** Start **
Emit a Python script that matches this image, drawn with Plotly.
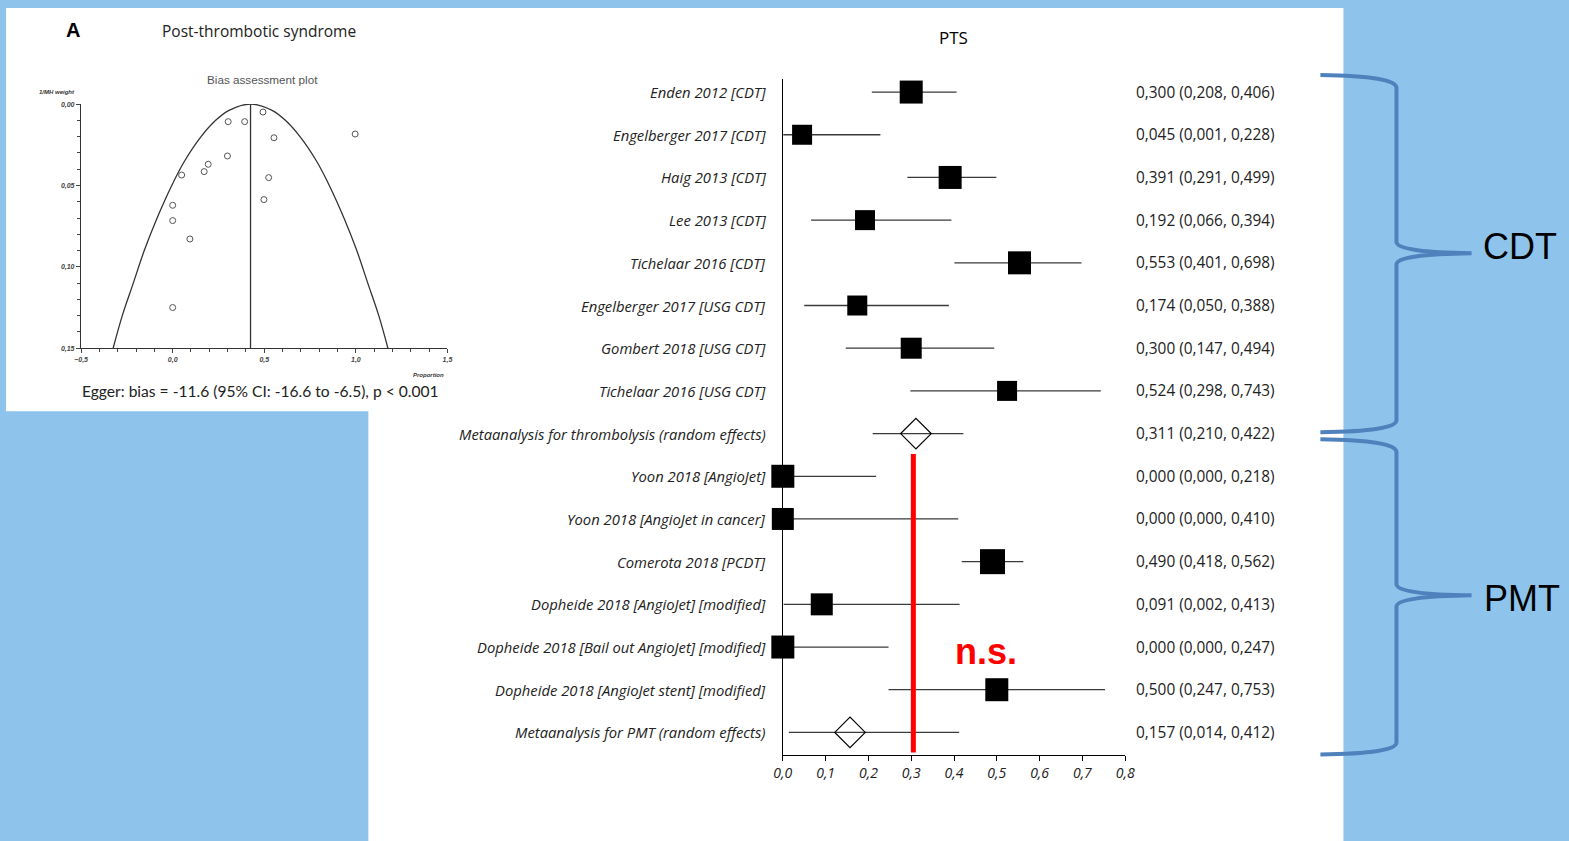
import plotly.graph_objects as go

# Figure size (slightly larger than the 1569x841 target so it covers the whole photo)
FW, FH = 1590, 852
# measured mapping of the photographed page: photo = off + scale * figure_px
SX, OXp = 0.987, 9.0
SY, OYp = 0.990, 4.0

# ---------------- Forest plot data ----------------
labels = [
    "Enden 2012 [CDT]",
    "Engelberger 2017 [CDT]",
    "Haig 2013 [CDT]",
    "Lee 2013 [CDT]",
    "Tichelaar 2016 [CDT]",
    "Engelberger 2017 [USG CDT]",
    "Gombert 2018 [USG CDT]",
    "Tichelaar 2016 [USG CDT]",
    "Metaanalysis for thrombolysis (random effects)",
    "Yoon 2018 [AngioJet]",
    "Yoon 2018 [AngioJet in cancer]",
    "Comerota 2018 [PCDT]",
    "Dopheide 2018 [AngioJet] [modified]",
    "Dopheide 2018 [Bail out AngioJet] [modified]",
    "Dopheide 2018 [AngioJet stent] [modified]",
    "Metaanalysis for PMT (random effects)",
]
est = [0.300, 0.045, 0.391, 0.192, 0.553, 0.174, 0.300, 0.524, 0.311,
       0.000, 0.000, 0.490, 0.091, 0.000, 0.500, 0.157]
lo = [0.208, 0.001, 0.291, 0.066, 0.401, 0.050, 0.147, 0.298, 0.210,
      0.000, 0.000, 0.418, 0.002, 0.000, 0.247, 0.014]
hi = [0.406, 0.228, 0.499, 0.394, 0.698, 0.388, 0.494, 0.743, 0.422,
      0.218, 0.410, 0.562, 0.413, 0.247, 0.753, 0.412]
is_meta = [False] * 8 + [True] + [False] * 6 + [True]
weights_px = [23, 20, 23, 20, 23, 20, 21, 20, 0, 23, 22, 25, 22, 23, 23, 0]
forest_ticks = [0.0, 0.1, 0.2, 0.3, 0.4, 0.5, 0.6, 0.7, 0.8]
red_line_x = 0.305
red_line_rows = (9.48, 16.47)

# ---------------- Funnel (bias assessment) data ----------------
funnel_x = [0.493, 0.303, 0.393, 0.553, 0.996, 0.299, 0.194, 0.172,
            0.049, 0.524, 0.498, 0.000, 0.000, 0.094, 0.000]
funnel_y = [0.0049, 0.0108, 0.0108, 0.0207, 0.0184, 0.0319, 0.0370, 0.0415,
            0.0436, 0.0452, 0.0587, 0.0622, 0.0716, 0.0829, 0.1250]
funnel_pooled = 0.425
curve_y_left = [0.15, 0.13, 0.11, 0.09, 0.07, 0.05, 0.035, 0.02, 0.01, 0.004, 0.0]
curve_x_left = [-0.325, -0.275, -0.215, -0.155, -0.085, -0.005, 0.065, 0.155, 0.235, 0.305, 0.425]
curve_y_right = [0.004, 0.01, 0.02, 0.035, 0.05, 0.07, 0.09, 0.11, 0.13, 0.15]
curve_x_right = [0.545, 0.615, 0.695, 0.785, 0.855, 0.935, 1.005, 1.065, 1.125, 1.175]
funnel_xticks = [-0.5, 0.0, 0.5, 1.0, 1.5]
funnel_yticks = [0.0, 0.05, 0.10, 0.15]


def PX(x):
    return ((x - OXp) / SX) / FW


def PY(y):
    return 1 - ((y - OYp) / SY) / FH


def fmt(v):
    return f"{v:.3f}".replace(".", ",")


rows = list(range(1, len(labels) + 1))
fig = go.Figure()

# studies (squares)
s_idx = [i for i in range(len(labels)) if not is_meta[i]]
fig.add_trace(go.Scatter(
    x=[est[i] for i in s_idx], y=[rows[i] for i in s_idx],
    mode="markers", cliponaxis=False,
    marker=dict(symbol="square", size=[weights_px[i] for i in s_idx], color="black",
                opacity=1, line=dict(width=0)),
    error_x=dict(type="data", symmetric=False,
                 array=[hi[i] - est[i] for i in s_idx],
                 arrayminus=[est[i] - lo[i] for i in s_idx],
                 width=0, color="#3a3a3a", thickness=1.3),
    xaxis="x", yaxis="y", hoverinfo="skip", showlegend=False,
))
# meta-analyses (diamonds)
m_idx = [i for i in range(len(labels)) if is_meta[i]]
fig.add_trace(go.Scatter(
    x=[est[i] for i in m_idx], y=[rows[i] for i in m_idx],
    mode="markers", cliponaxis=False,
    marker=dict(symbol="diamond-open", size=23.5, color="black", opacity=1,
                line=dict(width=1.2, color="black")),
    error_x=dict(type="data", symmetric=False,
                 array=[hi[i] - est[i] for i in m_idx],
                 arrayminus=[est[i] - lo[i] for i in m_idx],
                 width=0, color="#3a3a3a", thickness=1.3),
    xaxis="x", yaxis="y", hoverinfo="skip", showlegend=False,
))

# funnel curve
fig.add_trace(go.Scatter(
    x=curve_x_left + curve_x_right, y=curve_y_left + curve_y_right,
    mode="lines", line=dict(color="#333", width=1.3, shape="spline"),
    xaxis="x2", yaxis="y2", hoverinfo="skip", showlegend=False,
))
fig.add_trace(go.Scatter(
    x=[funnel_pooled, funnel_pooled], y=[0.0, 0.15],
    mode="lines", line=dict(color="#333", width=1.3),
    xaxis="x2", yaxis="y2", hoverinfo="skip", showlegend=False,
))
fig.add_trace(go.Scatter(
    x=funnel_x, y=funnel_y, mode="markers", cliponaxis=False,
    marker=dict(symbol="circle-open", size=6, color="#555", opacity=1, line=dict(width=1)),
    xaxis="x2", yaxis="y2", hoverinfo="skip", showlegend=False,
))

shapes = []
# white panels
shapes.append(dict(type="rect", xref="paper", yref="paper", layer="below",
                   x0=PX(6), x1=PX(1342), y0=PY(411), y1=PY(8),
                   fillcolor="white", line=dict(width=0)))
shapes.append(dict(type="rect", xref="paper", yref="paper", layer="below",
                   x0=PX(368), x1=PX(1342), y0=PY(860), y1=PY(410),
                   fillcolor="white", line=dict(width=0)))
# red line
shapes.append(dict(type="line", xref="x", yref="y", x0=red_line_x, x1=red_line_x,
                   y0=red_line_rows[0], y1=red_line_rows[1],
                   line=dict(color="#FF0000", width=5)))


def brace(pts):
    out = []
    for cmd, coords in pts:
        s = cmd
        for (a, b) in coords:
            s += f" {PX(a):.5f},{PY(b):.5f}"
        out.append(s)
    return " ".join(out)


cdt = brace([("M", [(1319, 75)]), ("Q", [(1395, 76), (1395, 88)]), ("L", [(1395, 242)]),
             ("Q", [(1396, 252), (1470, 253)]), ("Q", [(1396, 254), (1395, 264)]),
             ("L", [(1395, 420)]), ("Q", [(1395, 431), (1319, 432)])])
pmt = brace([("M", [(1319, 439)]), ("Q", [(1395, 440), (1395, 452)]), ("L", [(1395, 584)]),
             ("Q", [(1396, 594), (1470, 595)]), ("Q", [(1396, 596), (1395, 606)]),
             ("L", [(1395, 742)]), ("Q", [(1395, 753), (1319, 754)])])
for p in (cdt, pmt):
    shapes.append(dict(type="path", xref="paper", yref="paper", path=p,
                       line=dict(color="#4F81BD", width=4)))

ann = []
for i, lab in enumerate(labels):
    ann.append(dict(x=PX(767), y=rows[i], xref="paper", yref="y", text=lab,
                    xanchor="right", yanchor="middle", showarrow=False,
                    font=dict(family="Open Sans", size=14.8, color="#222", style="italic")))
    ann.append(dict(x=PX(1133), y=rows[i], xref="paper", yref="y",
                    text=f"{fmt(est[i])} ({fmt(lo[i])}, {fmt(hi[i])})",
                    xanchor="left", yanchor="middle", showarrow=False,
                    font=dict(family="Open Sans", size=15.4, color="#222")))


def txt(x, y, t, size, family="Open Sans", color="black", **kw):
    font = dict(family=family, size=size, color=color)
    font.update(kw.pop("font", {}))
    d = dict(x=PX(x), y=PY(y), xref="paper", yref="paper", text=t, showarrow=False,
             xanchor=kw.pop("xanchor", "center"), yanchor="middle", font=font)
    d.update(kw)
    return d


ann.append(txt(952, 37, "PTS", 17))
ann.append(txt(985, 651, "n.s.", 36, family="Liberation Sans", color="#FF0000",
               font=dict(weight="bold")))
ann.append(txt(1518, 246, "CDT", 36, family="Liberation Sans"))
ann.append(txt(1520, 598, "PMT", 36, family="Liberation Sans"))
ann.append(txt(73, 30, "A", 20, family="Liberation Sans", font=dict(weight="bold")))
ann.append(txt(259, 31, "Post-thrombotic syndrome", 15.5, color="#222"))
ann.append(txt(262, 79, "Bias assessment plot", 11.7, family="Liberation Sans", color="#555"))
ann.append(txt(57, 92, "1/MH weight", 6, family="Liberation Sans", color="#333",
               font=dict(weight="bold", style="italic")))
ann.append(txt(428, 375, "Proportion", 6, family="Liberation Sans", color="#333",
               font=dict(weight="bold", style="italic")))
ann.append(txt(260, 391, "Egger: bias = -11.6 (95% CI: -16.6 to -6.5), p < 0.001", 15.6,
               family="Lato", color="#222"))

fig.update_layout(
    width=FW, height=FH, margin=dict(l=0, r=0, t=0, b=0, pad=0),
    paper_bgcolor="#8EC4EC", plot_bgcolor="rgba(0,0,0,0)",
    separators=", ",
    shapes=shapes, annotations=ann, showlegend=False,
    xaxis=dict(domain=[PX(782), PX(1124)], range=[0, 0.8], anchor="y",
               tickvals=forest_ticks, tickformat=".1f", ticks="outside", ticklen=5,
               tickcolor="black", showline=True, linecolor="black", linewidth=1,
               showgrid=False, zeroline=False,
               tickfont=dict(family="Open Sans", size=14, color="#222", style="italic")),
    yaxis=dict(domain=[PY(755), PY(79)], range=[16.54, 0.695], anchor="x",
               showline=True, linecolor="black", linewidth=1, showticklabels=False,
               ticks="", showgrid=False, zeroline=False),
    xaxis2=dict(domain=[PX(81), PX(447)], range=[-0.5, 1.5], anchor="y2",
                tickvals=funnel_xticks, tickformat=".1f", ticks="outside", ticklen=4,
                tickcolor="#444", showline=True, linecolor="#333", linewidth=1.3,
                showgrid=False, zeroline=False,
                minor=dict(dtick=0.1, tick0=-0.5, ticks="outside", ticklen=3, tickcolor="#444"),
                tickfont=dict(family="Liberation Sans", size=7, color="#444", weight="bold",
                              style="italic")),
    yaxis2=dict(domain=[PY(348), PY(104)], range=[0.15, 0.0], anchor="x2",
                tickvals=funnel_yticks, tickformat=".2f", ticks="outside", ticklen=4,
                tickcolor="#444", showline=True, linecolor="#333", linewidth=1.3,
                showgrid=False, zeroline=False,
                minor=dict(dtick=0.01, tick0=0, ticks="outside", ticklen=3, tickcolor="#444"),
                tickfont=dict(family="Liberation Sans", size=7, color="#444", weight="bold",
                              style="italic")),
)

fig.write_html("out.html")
** End **
* Exercise brief:
With the pictures left out, restate word for word every line of the data above, from the first down to the line that contains "SY, OYp = 0.990, 4.0".

* Correct result:
Emit a Python script that matches this image, drawn with Plotly.
import plotly.graph_objects as go

# Figure size (slightly larger than the 1569x841 target so it covers the whole photo)
FW, FH = 1590, 852
# measured mapping of the photographed page: photo = off + scale * figure_px
SX, OXp = 0.987, 9.0
SY, OYp = 0.990, 4.0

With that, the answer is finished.